Софи хотелось увезти с собой в Ренодьеру маленького Абеля. "Мне было бы очень неприятно, - писала она, - оставить его в краю, с которым я прощаюсь навсегда... Возвратившись на родину, я оттуда никуда больше не двинусь: ты всегда будешь волен увидеться там со мною и с детьми, когда пожелаешь приехать и пожить с нами..."

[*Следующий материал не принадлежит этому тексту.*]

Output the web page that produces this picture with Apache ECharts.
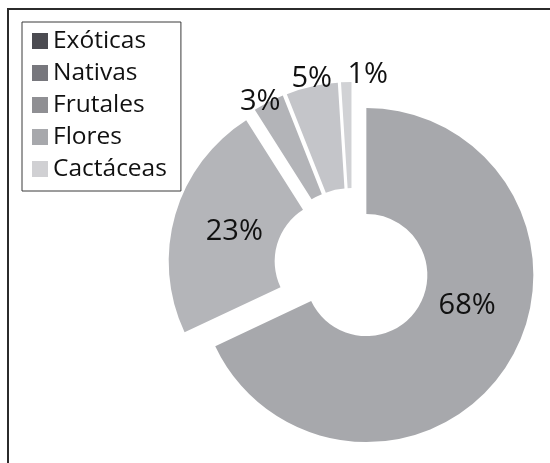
<!DOCTYPE html>
<html>
<head>
<meta charset="utf-8">
<script src="https://cdn.jsdelivr.net/npm/echarts@6/dist/echarts.min.js"></script>
<style>
html, body { margin: 0; padding: 0; background: #fff; }
#chart { width: 550px; height: 463px; }
</style>
</head>
<body>
<div id="chart"></div>
<script>
// Plant types and their share of the collection (%)
const categories = ['Exóticas', 'Nativas', 'Frutales', 'Flores', 'Cactáceas'];
const shares = [68, 23, 3, 5, 1];

// Fill of each ring slice, and the swatch shown in the legend
const sliceColors = ['#a7a8ac', '#b4b5b9', '#b3b4b8', '#c4c5c9', '#d1d2d5'];
const legendColors = ['#4b4b51', '#77777d', '#8f8f93', '#a7a8ac', '#d0d0d3'];

// Per-label shift (px) away from the slice's middle radius
const labelNudge = [[2, -32], [11, 3], [-31, -45], [-11, -56], [20, -57]];

const FONT = '"Open Sans", "Noto Sans", sans-serif';

const chart = echarts.init(document.getElementById('chart'), null, { renderer: 'canvas' });

chart.setOption({
  animation: false,
  backgroundColor: '#fff',
  graphic: [{
    type: 'rect',
    shape: { x: 8, y: 9, width: 600, height: 600 },
    style: { fill: 'none', stroke: '#2b2b2b', lineWidth: 2 },
    silent: true
  }],
  legend: {
    orient: 'vertical',
    left: 22,
    top: 22,
    icon: 'rect',
    itemWidth: 16,
    itemHeight: 16,
    itemGap: 7,
    padding: [6.5, 14, 9.5, 10],
    borderColor: '#3a3a3a',
    borderWidth: 1,
    selectedMode: false,
    textStyle: { fontFamily: FONT, fontSize: 24.5, color: '#111', lineHeight: 24 },
    data: categories.map((name, i) => ({ name, itemStyle: { color: legendColors[i] } }))
  },
  series: [{
    type: 'pie',
    center: [352, 266],
    radius: [61, 167],
    startAngle: 90,
    clockwise: true,
    selectedMode: 'multiple',
    selectedOffset: 17,
    avoidLabelOverlap: false,
    emphasis: { disabled: true },
    label: {
      show: true,
      position: 'inside',
      formatter: '{c}%',
      fontFamily: FONT,
      fontSize: 29,
      color: '#111'
    },
    labelLine: { show: false },
    labelLayout: function (p) {
      const n = labelNudge[p.dataIndex];
      return { dx: n[0], dy: n[1] };
    },
    data: categories.map((name, i) => ({
      name,
      value: shares[i],
      selected: true,
      itemStyle: { color: sliceColors[i] }
    }))
  }]
});
</script>
</body>
</html>
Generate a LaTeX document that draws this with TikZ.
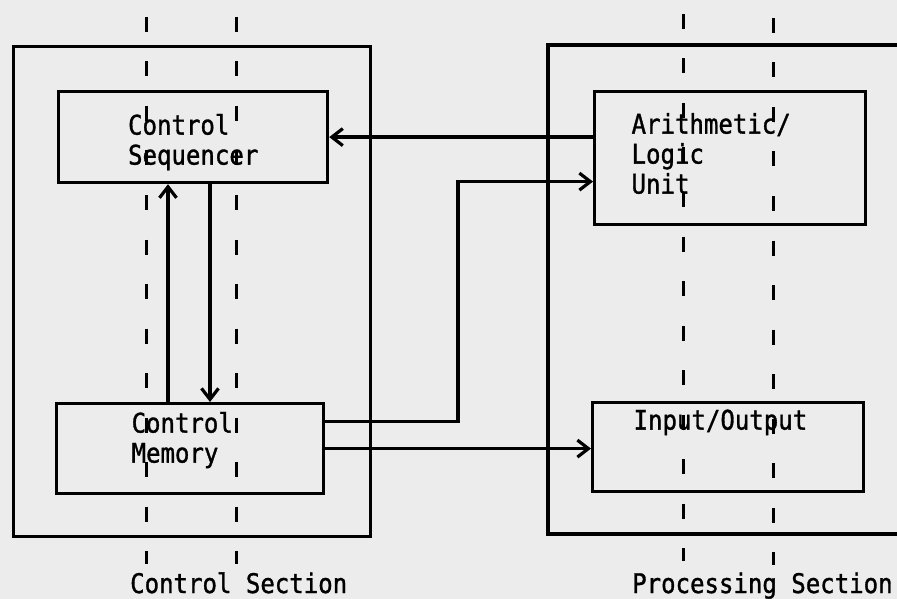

Эта враждебная позиция приводила молодого супруга в отчаяние: "Софи, ужели это ты начертала такие обидные слова?.." Он заговорил даже о самоубийстве; конечно, то была литература: "Я уже собрался... но остановился... не из страха..." Он не позволил жене уехать и написал ей из Аугсбурга, что скоро приедет в Нанси навестить ее: "Я уже представляю себе, как я держу на одном колене тебя, а на другом - Абеля, и как мне сладостно будет целовать тебя, когда ты уже носишь под сердцем новую надежду нашу..." Эти картины семейного и весьма плотского счастья нисколько не пленяли Софи. Напрасно майор живописал то счастливое мгновение, когда он окажется возле нее и сожмет ее в своих объятиях. Как раз этого она и боялась. Однако после рождения ребенка (16 сентября 1800 года она в Нанси произвела на свет второго сына - Эжена) она вынуждена была переехать к мужу в Люневиль, куда он был назначен губернатором. В Люневиле она вновь встретила Лагори, который был в большой милости при дворе и получил от Жозефа Бонапарта поручение вести переговоры о мире. Лагори показал себя при этом тонким дипломатом. Своим изяществом и отточенной речью он резко выделялся среди окружавших его вульгарных людей. "У него манеры роялиста", - говорил Сегюр. Что касается губернатора Гюго, он заказывал себе красивые мундиры и весьма гордился успехом своей жены, умную головку которой хвалил сам Жозеф Бонапарт. Своему старому товарищу Мюскару, назначенному губернатором Остенде, Гюго написал восторженное письмо о "своей прелестной Софи" и "достойном всяческого уважения Лагори". Классическая ситуация.